_Task statement_
Exactly repeat the material, dropping only the pictures.

────

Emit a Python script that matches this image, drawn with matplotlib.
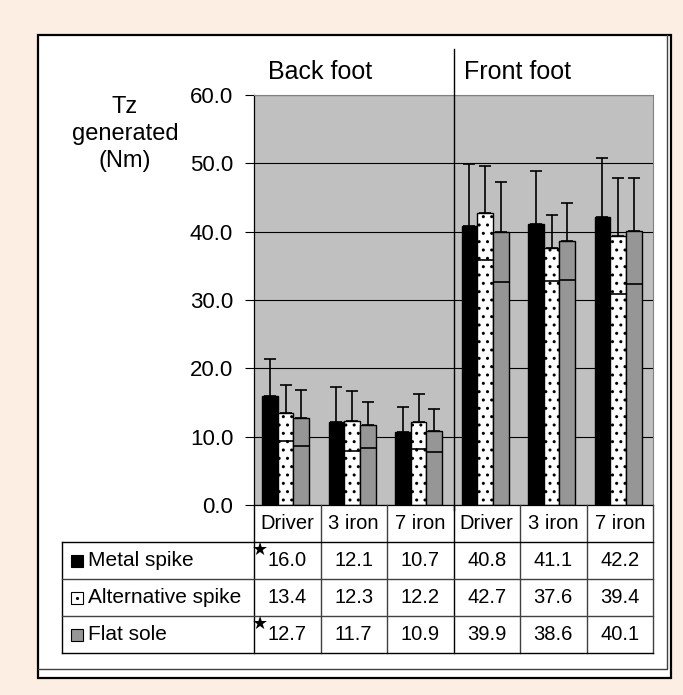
import matplotlib.pyplot as plt
import matplotlib.patches as mpatches
from matplotlib.lines import Line2D
import numpy as np

plt.rcParams['font.family'] = ['Liberation Sans', 'DejaVu Sans']

feet = ['Back foot', 'Front foot']
clubs = ['Driver', '3 iron', '7 iron', 'Driver', '3 iron', '7 iron']
series = ['Metal spike', 'Alternative spike', 'Flat sole']
metal = [16.0, 12.1, 10.7, 40.8, 41.1, 42.2]
alternative = [13.4, 12.3, 12.2, 42.7, 37.6, 39.4]
flat = [12.7, 11.7, 10.9, 39.9, 38.6, 40.1]
# standard deviations
metal_sd = [5.3, 5.2, 3.7, 9.1, 7.8, 8.6]
alternative_sd = [4.1, 4.4, 4.0, 6.9, 4.8, 8.5]
flat_sd = [4.1, 3.4, 3.2, 7.3, 5.6, 7.8]
starred = [(0, 0), (2, 0)]  # (series row, club column)
yticks = [0, 10, 20, 30, 40, 50, 60]

values = [metal, alternative, flat]
sds = [metal_sd, alternative_sd, flat_sd]
colors = ['black', 'white', '#969696']
hatches = [None, '..', None]

W, H = 683, 695
def fx(px):
    return px / W
def fy(py):
    return 1 - py / H

fig = plt.figure(figsize=(6.83, 6.95), dpi=100, facecolor='#fdeee3')

# white panel with a double frame on right and bottom
fig.patches.append(mpatches.Rectangle((fx(38), fy(678)), fx(671) - fx(38), fy(35) - fy(678),
                                      transform=fig.transFigure, facecolor='white',
                                      edgecolor='black', lw=1.6, zorder=-2))
fig.add_artist(Line2D([fx(38), fx(667), fx(667)], [fy(669), fy(669), fy(35)],
                      transform=fig.transFigure, color='#404040', lw=1, zorder=-1))

ax = fig.add_axes([fx(254), fy(505), fx(653) - fx(254), fy(95) - fy(505)])
ax.set_facecolor('#c0c0c0')
x = np.arange(len(clubs)) - 0.025
w = 0.235
for i in range(3):
    pos = x + (i - 1) * w
    v = np.array(values[i])
    s = np.array(sds[i])
    ax.bar(pos, v, w, color=colors[i], edgecolor='black', lw=1, hatch=hatches[i], zorder=2)
    ax.errorbar(pos, v, yerr=[np.zeros(len(v)), s], fmt='none', ecolor='black',
                elinewidth=1.2, capsize=4.3, capthick=1.2, zorder=3)
    if i > 0:
        ax.hlines(v - s, pos - w / 2, pos + w / 2, color='black', lw=1.2, zorder=3)

ax.set_xlim(-0.5, len(clubs) - 0.5)
ax.set_ylim(0, 60)
ax.set_yticks(yticks)
ax.set_yticklabels([f'{t:.1f}' for t in yticks])
ax.set_xticks([])
ax.yaxis.grid(True, color='black', lw=0.8)
ax.set_axisbelow(True)
ax.tick_params(axis='y', direction='out', length=6.5, width=0.8, pad=8.5, labelsize=16)
for sp in ['top', 'right']:
    ax.spines[sp].set_color('#808080')
for sp in ['left', 'bottom']:
    ax.spines[sp].set_color('black')
    ax.spines[sp].set_linewidth(0.9)

# separator between back and front foot
ax.plot([2.5, 2.5], [-0.7, 66.7], color='black', lw=1, clip_on=False, zorder=4)
fig.text(fx(268), fy(72), feet[0], fontsize=18, ha='left', va='center')
fig.text(fx(464), fy(72), feet[1], fontsize=18, ha='left', va='center')
fig.text(fx(125), fy(134), 'Tz\ngenerated\n(Nm)', fontsize=17, ha='center', va='center',
         multialignment='center', linespacing=1.3)

# data table below the chart
tax = fig.add_axes([fx(254), fy(653), fx(653) - fx(254), fy(505) - fy(653)])
tax.set_xlim(-0.5, len(clubs) - 0.5)
tax.set_ylim(4, 0)
tax.axis('off')
line_c = '#404040'
leg_left = -0.5 - (254 - 62) / 66.5
for k in range(len(clubs) + 1):
    xb = k - 0.5
    c = 'black' if k in (0, 3) else line_c
    tax.plot([xb, xb], [0, 4], color=c, lw=1, clip_on=False)
tax.plot([leg_left, leg_left], [1, 4], color='black', lw=1, clip_on=False)
for r in range(1, 5):
    c = 'black' if r in (1, 4) else line_c
    tax.plot([leg_left, len(clubs) - 0.5], [r, r], color=c, lw=1, clip_on=False)

for k, club in enumerate(clubs):
    tax.text(k, 0.5, club, fontsize=14.5, ha='center', va='center')
for r in range(3):
    for k in range(len(clubs)):
        tax.text(k, r + 1.5, f'{values[r][k]:.1f}', fontsize=14.5, ha='center', va='center')
    mx = leg_left + 0.233
    tax.plot(mx, r + 1.5, marker='s', ms=9, mfc=colors[r], mec='black', mew=0.8, clip_on=False)
    if hatches[r]:
        tax.plot(mx, r + 1.5, marker='.', ms=2.5, color='black', clip_on=False)
    tax.text(leg_left + 0.39, r + 1.5, series[r], fontsize=15, ha='left', va='center')
for r, k in starred:
    tax.text(k - 0.405, r + 1.22, '\u2605', fontsize=13, ha='center', va='center',
             family='DejaVu Sans')

plt.savefig('out.png', dpi=100, facecolor=fig.get_facecolor())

────

_Correct output_
Emit a Python script that matches this image, drawn with matplotlib.
import matplotlib.pyplot as plt
import matplotlib.patches as mpatches
from matplotlib.lines import Line2D
import numpy as np

plt.rcParams['font.family'] = ['Liberation Sans', 'DejaVu Sans']

feet = ['Back foot', 'Front foot']
clubs = ['Driver', '3 iron', '7 iron', 'Driver', '3 iron', '7 iron']
series = ['Metal spike', 'Alternative spike', 'Flat sole']
metal = [16.0, 12.1, 10.7, 40.8, 41.1, 42.2]
alternative = [13.4, 12.3, 12.2, 42.7, 37.6, 39.4]
flat = [12.7, 11.7, 10.9, 39.9, 38.6, 40.1]
# standard deviations
metal_sd = [5.3, 5.2, 3.7, 9.1, 7.8, 8.6]
alternative_sd = [4.1, 4.4, 4.0, 6.9, 4.8, 8.5]
flat_sd = [4.1, 3.4, 3.2, 7.3, 5.6, 7.8]
starred = [(0, 0), (2, 0)]  # (series row, club column)
yticks = [0, 10, 20, 30, 40, 50, 60]

values = [metal, alternative, flat]
sds = [metal_sd, alternative_sd, flat_sd]
colors = ['black', 'white', '#969696']
hatches = [None, '..', None]

W, H = 683, 695
def fx(px):
    return px / W
def fy(py):
    return 1 - py / H

fig = plt.figure(figsize=(6.83, 6.95), dpi=100, facecolor='#fdeee3')

# white panel with a double frame on right and bottom
fig.patches.append(mpatches.Rectangle((fx(38), fy(678)), fx(671) - fx(38), fy(35) - fy(678),
                                      transform=fig.transFigure, facecolor='white',
                                      edgecolor='black', lw=1.6, zorder=-2))
fig.add_artist(Line2D([fx(38), fx(667), fx(667)], [fy(669), fy(669), fy(35)],
                      transform=fig.transFigure, color='#404040', lw=1, zorder=-1))

ax = fig.add_axes([fx(254), fy(505), fx(653) - fx(254), fy(95) - fy(505)])
ax.set_facecolor('#c0c0c0')
x = np.arange(len(clubs)) - 0.025
w = 0.235
for i in range(3):
    pos = x + (i - 1) * w
    v = np.array(values[i])
    s = np.array(sds[i])
    ax.bar(pos, v, w, color=colors[i], edgecolor='black', lw=1, hatch=hatches[i], zorder=2)
    ax.errorbar(pos, v, yerr=[np.zeros(len(v)), s], fmt='none', ecolor='black',
                elinewidth=1.2, capsize=4.3, capthick=1.2, zorder=3)
    if i > 0:
        ax.hlines(v - s, pos - w / 2, pos + w / 2, color='black', lw=1.2, zorder=3)

ax.set_xlim(-0.5, len(clubs) - 0.5)
ax.set_ylim(0, 60)
ax.set_yticks(yticks)
ax.set_yticklabels([f'{t:.1f}' for t in yticks])
ax.set_xticks([])
ax.yaxis.grid(True, color='black', lw=0.8)
ax.set_axisbelow(True)
ax.tick_params(axis='y', direction='out', length=6.5, width=0.8, pad=8.5, labelsize=16)
for sp in ['top', 'right']:
    ax.spines[sp].set_color('#808080')
for sp in ['left', 'bottom']:
    ax.spines[sp].set_color('black')
    ax.spines[sp].set_linewidth(0.9)

# separator between back and front foot
ax.plot([2.5, 2.5], [-0.7, 66.7], color='black', lw=1, clip_on=False, zorder=4)
fig.text(fx(268), fy(72), feet[0], fontsize=18, ha='left', va='center')
fig.text(fx(464), fy(72), feet[1], fontsize=18, ha='left', va='center')
fig.text(fx(125), fy(134), 'Tz\ngenerated\n(Nm)', fontsize=17, ha='center', va='center',
         multialignment='center', linespacing=1.3)

# data table below the chart
tax = fig.add_axes([fx(254), fy(653), fx(653) - fx(254), fy(505) - fy(653)])
tax.set_xlim(-0.5, len(clubs) - 0.5)
tax.set_ylim(4, 0)
tax.axis('off')
line_c = '#404040'
leg_left = -0.5 - (254 - 62) / 66.5
for k in range(len(clubs) + 1):
    xb = k - 0.5
    c = 'black' if k in (0, 3) else line_c
    tax.plot([xb, xb], [0, 4], color=c, lw=1, clip_on=False)
tax.plot([leg_left, leg_left], [1, 4], color='black', lw=1, clip_on=False)
for r in range(1, 5):
    c = 'black' if r in (1, 4) else line_c
    tax.plot([leg_left, len(clubs) - 0.5], [r, r], color=c, lw=1, clip_on=False)

for k, club in enumerate(clubs):
    tax.text(k, 0.5, club, fontsize=14.5, ha='center', va='center')
for r in range(3):
    for k in range(len(clubs)):
        tax.text(k, r + 1.5, f'{values[r][k]:.1f}', fontsize=14.5, ha='center', va='center')
    mx = leg_left + 0.233
    tax.plot(mx, r + 1.5, marker='s', ms=9, mfc=colors[r], mec='black', mew=0.8, clip_on=False)
    if hatches[r]:
        tax.plot(mx, r + 1.5, marker='.', ms=2.5, color='black', clip_on=False)
    tax.text(leg_left + 0.39, r + 1.5, series[r], fontsize=15, ha='left', va='center')
for r, k in starred:
    tax.text(k - 0.405, r + 1.22, '\u2605', fontsize=13, ha='center', va='center',
             family='DejaVu Sans')

plt.savefig('out.png', dpi=100, facecolor=fig.get_facecolor())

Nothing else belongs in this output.